◆ Source excerpt:
--*--

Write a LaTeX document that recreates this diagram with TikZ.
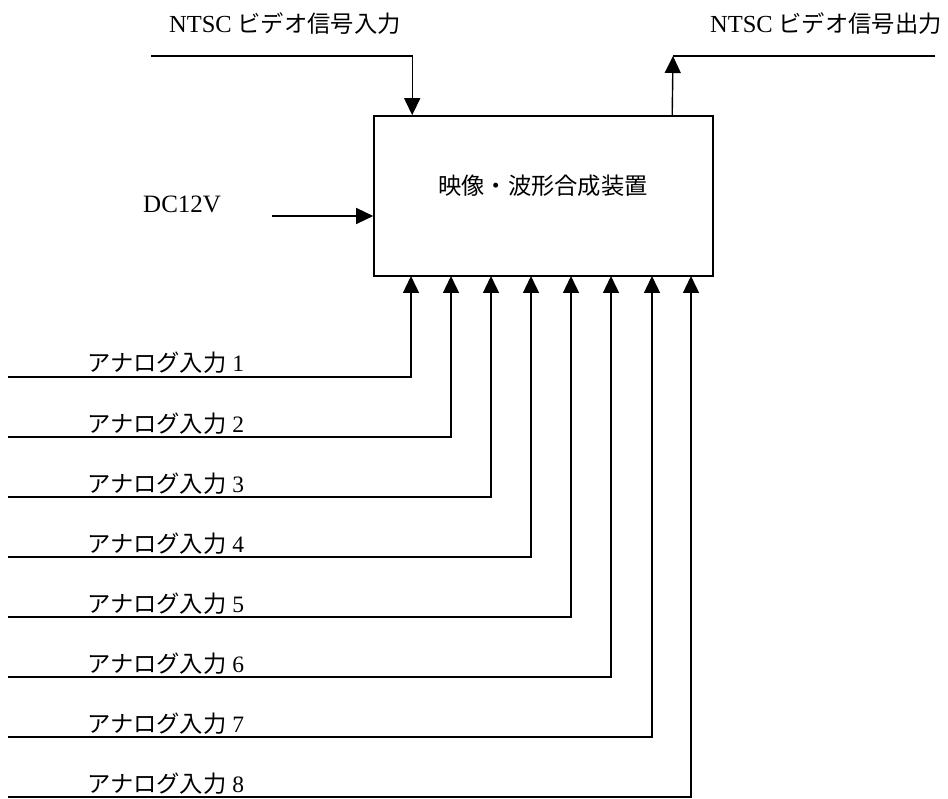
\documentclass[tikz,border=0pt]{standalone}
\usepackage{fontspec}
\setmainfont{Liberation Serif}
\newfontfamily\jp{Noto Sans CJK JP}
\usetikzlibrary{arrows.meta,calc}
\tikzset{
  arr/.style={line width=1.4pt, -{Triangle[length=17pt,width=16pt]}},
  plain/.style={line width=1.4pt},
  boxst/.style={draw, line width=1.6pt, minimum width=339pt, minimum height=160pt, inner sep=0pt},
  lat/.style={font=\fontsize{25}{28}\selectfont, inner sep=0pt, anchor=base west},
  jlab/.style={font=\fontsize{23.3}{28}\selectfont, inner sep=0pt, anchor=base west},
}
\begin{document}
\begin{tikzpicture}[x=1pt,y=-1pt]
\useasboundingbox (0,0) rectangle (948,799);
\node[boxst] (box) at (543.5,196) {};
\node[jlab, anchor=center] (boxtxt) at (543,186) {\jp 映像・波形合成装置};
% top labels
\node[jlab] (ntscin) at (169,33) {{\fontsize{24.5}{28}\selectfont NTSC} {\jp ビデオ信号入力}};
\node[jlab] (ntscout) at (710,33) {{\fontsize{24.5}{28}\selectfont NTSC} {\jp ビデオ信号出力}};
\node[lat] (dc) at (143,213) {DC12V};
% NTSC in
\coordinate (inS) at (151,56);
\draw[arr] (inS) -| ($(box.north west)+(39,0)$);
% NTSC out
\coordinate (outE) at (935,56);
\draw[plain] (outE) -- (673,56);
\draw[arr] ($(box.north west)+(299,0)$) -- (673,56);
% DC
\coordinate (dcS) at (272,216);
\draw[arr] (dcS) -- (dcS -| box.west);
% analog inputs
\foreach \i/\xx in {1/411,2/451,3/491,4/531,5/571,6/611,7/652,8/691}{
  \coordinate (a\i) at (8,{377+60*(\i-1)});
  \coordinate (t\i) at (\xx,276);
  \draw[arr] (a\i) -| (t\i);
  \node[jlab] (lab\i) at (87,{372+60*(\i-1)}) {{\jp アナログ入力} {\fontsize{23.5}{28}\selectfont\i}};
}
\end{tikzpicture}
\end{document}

--*--

◆ Stated goal:
Repeat the material above in full and exactly, omitting the pictures.

◆ Expected output:
Write a LaTeX document that recreates this diagram with TikZ.
\documentclass[tikz,border=0pt]{standalone}
\usepackage{fontspec}
\setmainfont{Liberation Serif}
\newfontfamily\jp{Noto Sans CJK JP}
\usetikzlibrary{arrows.meta,calc}
\tikzset{
  arr/.style={line width=1.4pt, -{Triangle[length=17pt,width=16pt]}},
  plain/.style={line width=1.4pt},
  boxst/.style={draw, line width=1.6pt, minimum width=339pt, minimum height=160pt, inner sep=0pt},
  lat/.style={font=\fontsize{25}{28}\selectfont, inner sep=0pt, anchor=base west},
  jlab/.style={font=\fontsize{23.3}{28}\selectfont, inner sep=0pt, anchor=base west},
}
\begin{document}
\begin{tikzpicture}[x=1pt,y=-1pt]
\useasboundingbox (0,0) rectangle (948,799);
\node[boxst] (box) at (543.5,196) {};
\node[jlab, anchor=center] (boxtxt) at (543,186) {\jp 映像・波形合成装置};
% top labels
\node[jlab] (ntscin) at (169,33) {{\fontsize{24.5}{28}\selectfont NTSC} {\jp ビデオ信号入力}};
\node[jlab] (ntscout) at (710,33) {{\fontsize{24.5}{28}\selectfont NTSC} {\jp ビデオ信号出力}};
\node[lat] (dc) at (143,213) {DC12V};
% NTSC in
\coordinate (inS) at (151,56);
\draw[arr] (inS) -| ($(box.north west)+(39,0)$);
% NTSC out
\coordinate (outE) at (935,56);
\draw[plain] (outE) -- (673,56);
\draw[arr] ($(box.north west)+(299,0)$) -- (673,56);
% DC
\coordinate (dcS) at (272,216);
\draw[arr] (dcS) -- (dcS -| box.west);
% analog inputs
\foreach \i/\xx in {1/411,2/451,3/491,4/531,5/571,6/611,7/652,8/691}{
  \coordinate (a\i) at (8,{377+60*(\i-1)});
  \coordinate (t\i) at (\xx,276);
  \draw[arr] (a\i) -| (t\i);
  \node[jlab] (lab\i) at (87,{372+60*(\i-1)}) {{\jp アナログ入力} {\fontsize{23.5}{28}\selectfont\i}};
}
\end{tikzpicture}
\end{document}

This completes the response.